(RECORDS TO PROCESS)
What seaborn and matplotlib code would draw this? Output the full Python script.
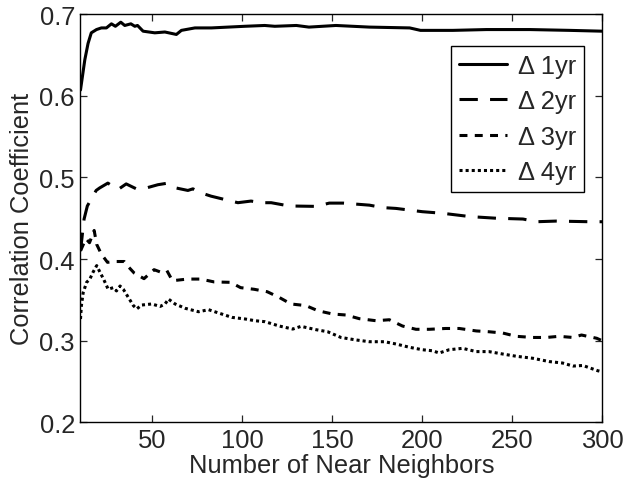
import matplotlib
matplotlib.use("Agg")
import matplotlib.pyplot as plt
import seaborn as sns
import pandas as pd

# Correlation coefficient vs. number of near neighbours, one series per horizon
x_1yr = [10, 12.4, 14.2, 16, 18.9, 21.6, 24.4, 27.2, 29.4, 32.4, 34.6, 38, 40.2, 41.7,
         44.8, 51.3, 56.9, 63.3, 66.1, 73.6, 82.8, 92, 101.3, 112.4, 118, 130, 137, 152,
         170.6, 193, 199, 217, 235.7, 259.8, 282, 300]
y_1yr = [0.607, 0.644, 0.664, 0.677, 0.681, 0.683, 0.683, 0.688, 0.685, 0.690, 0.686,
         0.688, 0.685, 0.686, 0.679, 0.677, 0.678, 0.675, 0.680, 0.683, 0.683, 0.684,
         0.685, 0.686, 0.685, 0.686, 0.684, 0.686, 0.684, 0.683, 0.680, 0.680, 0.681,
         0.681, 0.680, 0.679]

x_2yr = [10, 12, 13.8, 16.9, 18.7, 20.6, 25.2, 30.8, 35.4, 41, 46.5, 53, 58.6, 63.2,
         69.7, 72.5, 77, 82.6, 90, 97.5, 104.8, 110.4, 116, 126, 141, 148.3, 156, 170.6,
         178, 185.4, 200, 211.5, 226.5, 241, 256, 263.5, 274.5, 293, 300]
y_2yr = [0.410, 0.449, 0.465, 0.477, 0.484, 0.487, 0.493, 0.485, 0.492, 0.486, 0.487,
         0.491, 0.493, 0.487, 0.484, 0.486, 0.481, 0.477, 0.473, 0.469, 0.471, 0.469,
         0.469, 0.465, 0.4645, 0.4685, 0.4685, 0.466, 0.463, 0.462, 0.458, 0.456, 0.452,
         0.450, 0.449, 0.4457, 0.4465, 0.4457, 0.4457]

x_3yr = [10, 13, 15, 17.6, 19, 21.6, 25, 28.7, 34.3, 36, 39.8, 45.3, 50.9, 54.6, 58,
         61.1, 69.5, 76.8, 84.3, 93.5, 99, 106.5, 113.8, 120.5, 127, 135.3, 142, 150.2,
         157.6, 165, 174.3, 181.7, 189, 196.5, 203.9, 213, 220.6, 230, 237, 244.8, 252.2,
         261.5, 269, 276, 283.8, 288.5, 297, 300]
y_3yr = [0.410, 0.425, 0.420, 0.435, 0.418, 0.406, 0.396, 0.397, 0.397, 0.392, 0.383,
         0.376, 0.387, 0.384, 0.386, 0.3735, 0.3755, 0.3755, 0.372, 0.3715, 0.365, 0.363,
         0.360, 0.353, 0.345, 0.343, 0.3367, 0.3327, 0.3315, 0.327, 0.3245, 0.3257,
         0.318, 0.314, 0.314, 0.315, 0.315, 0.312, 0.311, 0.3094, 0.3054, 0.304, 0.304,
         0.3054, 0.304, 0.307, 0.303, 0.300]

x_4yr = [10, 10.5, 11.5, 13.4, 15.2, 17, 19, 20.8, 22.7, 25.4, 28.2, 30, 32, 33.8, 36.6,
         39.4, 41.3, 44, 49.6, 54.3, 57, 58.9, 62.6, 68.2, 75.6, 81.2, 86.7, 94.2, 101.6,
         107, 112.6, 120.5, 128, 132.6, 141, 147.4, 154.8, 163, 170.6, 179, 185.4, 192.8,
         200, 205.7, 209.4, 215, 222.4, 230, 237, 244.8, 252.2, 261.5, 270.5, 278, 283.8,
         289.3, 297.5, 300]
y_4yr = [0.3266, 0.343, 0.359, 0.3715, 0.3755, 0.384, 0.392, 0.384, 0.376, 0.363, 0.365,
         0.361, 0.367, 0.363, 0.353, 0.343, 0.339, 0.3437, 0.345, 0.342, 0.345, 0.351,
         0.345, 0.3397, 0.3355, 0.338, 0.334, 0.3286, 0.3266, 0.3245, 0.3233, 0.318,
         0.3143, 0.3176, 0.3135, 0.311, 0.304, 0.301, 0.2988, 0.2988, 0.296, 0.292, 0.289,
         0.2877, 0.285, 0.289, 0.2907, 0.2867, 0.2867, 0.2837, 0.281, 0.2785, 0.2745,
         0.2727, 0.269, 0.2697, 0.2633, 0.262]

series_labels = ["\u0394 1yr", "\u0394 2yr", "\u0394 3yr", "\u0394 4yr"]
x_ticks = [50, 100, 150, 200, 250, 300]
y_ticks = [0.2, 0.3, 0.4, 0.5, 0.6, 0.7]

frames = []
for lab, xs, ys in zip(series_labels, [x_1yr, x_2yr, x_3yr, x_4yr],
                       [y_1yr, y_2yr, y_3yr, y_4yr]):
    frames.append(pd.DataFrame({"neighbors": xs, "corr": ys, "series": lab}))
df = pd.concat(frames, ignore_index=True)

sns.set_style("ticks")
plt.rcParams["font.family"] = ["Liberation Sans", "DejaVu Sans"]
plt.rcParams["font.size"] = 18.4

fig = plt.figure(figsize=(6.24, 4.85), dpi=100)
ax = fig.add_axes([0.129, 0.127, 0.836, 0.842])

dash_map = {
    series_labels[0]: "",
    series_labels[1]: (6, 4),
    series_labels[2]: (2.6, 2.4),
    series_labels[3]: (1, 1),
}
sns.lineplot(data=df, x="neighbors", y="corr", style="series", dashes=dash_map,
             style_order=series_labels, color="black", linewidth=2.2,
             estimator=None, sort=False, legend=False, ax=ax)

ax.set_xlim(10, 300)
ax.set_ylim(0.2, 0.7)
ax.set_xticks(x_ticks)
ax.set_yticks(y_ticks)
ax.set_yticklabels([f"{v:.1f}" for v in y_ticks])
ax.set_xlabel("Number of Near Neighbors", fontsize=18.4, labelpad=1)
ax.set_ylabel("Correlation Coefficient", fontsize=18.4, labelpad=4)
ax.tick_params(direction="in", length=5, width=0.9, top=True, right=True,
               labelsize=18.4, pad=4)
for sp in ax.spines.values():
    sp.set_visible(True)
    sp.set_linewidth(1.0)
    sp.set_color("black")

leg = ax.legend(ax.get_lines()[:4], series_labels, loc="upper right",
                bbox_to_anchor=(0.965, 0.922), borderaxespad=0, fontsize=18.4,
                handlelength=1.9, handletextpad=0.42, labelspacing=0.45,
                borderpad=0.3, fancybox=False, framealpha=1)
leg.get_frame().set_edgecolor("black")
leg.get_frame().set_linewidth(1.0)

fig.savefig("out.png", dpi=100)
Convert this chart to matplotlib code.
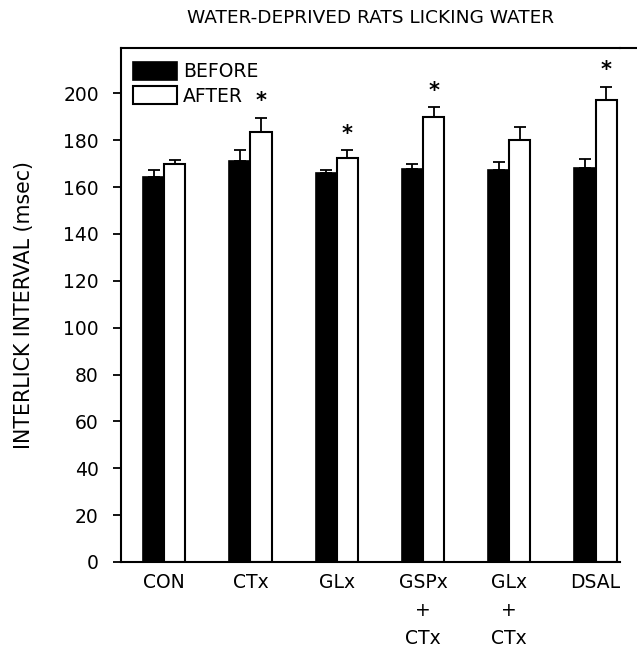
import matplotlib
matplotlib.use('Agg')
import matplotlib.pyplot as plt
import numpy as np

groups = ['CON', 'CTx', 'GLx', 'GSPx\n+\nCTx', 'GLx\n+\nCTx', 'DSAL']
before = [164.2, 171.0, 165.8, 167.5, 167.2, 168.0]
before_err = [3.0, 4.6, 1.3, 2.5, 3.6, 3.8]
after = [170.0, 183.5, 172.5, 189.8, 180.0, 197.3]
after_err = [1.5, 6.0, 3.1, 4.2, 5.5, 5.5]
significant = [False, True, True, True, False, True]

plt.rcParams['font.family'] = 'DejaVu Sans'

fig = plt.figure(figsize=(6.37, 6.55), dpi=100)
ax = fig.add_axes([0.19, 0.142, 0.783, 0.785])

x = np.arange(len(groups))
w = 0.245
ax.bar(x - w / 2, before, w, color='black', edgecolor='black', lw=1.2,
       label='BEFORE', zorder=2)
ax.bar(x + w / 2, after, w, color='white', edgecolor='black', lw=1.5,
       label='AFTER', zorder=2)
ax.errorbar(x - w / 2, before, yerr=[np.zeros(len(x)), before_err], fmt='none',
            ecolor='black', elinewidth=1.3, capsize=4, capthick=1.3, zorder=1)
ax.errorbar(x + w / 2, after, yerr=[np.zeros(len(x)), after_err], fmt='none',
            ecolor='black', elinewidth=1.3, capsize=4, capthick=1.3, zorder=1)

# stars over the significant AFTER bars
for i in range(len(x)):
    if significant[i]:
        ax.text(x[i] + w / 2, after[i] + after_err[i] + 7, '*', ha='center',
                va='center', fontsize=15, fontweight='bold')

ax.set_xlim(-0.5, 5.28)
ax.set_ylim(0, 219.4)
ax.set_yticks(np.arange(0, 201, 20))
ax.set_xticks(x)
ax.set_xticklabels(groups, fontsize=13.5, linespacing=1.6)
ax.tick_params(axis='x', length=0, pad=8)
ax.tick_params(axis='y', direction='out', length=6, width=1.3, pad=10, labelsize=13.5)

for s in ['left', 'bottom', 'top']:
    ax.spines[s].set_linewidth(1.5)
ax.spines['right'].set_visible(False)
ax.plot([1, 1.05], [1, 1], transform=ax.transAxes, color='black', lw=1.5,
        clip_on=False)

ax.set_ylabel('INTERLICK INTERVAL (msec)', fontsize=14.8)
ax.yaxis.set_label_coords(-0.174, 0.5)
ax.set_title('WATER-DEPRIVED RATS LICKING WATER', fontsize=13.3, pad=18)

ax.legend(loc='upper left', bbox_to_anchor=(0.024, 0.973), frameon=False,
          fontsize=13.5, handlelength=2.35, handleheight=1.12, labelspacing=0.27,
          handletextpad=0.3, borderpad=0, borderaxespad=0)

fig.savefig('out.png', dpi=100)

(WRITTEN INSTRUCTION)
Restate the lines of the records exactly, starting at the first and stopping after the line with "0.450, 0.449, 0.4457, 0.4465, 0.4457, 0.4457]". Leave out any picture.

(COMPLETED EXERCISE)
What seaborn and matplotlib code would draw this? Output the full Python script.
import matplotlib
matplotlib.use("Agg")
import matplotlib.pyplot as plt
import seaborn as sns
import pandas as pd

# Correlation coefficient vs. number of near neighbours, one series per horizon
x_1yr = [10, 12.4, 14.2, 16, 18.9, 21.6, 24.4, 27.2, 29.4, 32.4, 34.6, 38, 40.2, 41.7,
         44.8, 51.3, 56.9, 63.3, 66.1, 73.6, 82.8, 92, 101.3, 112.4, 118, 130, 137, 152,
         170.6, 193, 199, 217, 235.7, 259.8, 282, 300]
y_1yr = [0.607, 0.644, 0.664, 0.677, 0.681, 0.683, 0.683, 0.688, 0.685, 0.690, 0.686,
         0.688, 0.685, 0.686, 0.679, 0.677, 0.678, 0.675, 0.680, 0.683, 0.683, 0.684,
         0.685, 0.686, 0.685, 0.686, 0.684, 0.686, 0.684, 0.683, 0.680, 0.680, 0.681,
         0.681, 0.680, 0.679]

x_2yr = [10, 12, 13.8, 16.9, 18.7, 20.6, 25.2, 30.8, 35.4, 41, 46.5, 53, 58.6, 63.2,
         69.7, 72.5, 77, 82.6, 90, 97.5, 104.8, 110.4, 116, 126, 141, 148.3, 156, 170.6,
         178, 185.4, 200, 211.5, 226.5, 241, 256, 263.5, 274.5, 293, 300]
y_2yr = [0.410, 0.449, 0.465, 0.477, 0.484, 0.487, 0.493, 0.485, 0.492, 0.486, 0.487,
         0.491, 0.493, 0.487, 0.484, 0.486, 0.481, 0.477, 0.473, 0.469, 0.471, 0.469,
         0.469, 0.465, 0.4645, 0.4685, 0.4685, 0.466, 0.463, 0.462, 0.458, 0.456, 0.452,
         0.450, 0.449, 0.4457, 0.4465, 0.4457, 0.4457]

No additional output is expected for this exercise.